Mr. Galarneau’s mother testified that prior to the accident he had a robust life and that her son was confident, outgoing, with lots of friends. He played sports and went to school almost every day where he never failed. Upon examination she acknowledged that her son missed 18.5 days of school in grade 1 and 10 days in grade 2. She testifies that the boy had never been physically abusive to others although in a 1992 affidavit for interim custody she deposed that the boy’s father had “taught him to be physically abusive with others”.
Post-accident Mr. Galarneau testified that he had undergone several oral surgeries with more required, and that he suffers from jaw related pain and speech impediments. He also indicated that he has constant back pain that affects his sleep. He noted that since the accident he was picked on at school, and did not do well eventually dropping out of school in grade 10 unable to read. He has held some short term jobs unsuccessfully, but cannot perform lifting due to back pain. He currently has a girlfriend and has tried to upgrade his education without success. He began abusing drugs and alcohol to cope with his pain. He testified that he has temper issues. His girlfriend testified that he is a good father who plays with his children, cooks and vacuums, but he can’t do dishes due to back pain. He comes home from work in pain every day.
Immediately post-accident his mother filed an OCF-12 form indicating that he experienced problems with speech, concentration , anger depression and fear, and that he had low back injuries.
There was no doubt he suffered some physical and psychological injuries. His chewing ability has been impaired due to the injuries he sustained. In 2000 his psychologist indicated that Mr. Galarneau was functioning near grade level but required a “higher level of supervision and attention than other children.” Later in 2001 the psychologist suggested Mr. Galarneau undergo an educational assessment. In 2003 he was assessed by another psychologist who indicated a “history of academic difficulties” which “surface[d] by the Grade 3 level”, was noted to have “abilities…in the Low Average range” when he was 9 years old, and was now “achieving at expected levels with most academic skills, although his achievement level remains below grade level.”
A review of his medical documentation revealed that that Mr. Galarneau has mild psychological difficulties one year post accident that resolved quickly and fully. There was no other record of emergent or ongoing psychological problems in the intervening period. There were no findings or observations of back pain in the medical documents.
In the final analysis by Dr. M psychologist it was concluded that Mr. Galarneau continues to engage in all activities including personal care.
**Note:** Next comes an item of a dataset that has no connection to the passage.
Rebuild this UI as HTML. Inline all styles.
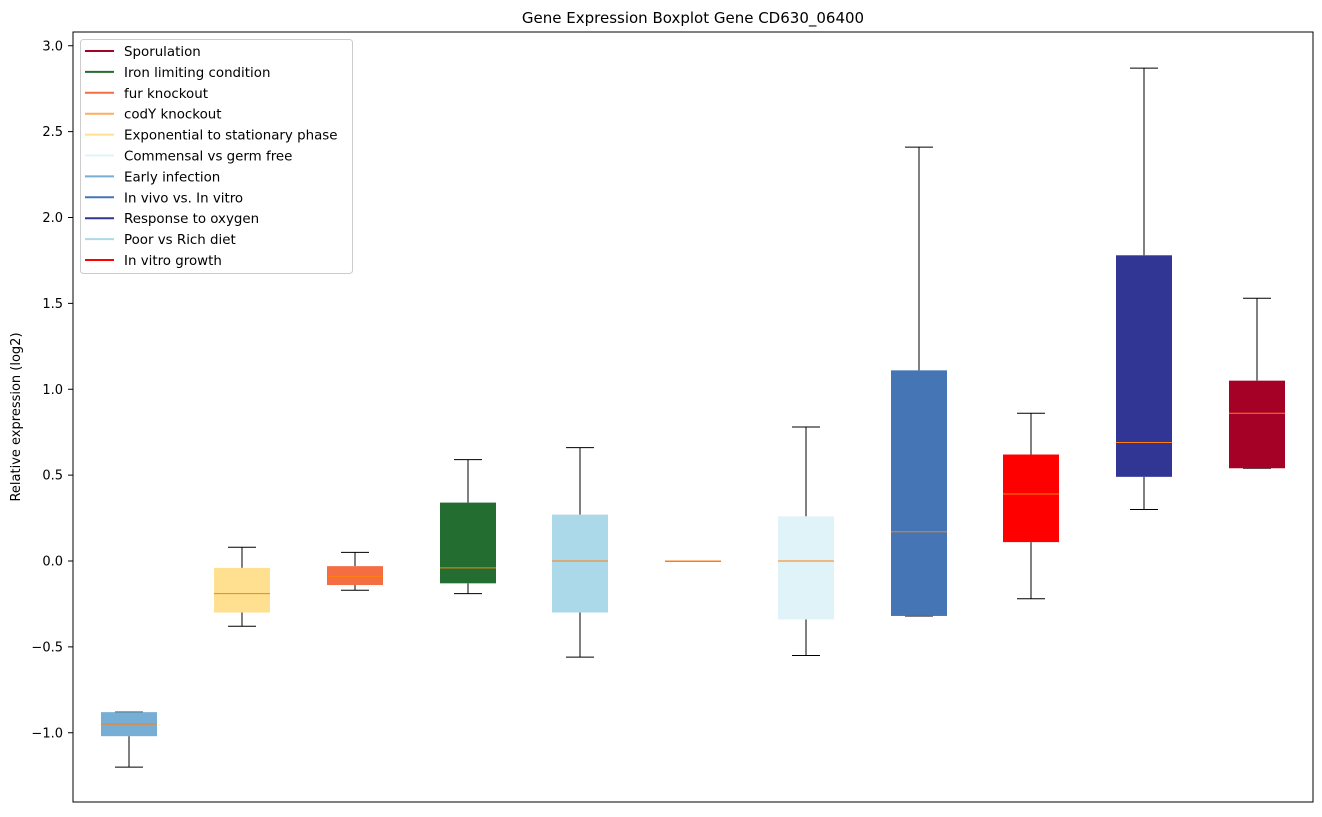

He certainly has some difficulties performing heavy physical tasks, and some cognitive activities are problematic for him. He concluded the analysis by stating that Mr. Galarneau’s inability to return to any form of employment is “in part owing to his pain, his limited education, not having a valid driver’s licence and a general shortage of jobs in the region he resides.”
Arbitrator Bayefsky reviewed the testimony and evidence before him and ruled that within 104 weeks Mr. Galarneau’s impairments did not continuously prevent him from engaging in substantially all of his usual pre-accident activities. On that basis the Arbitrator ruled that he is not entitled to non-earner benefits. The Arbitrator also ruled that Mr. Galarneau has not shown a complete inability to carry on normal life upon turning 16. Mr. Galarneau’s academic difficulties and his decision to leave school were ruled to be unrelated to his accident impairments.
On this basis Mr. Galarneau was not entitled to non-earner benefits, a special award or interest.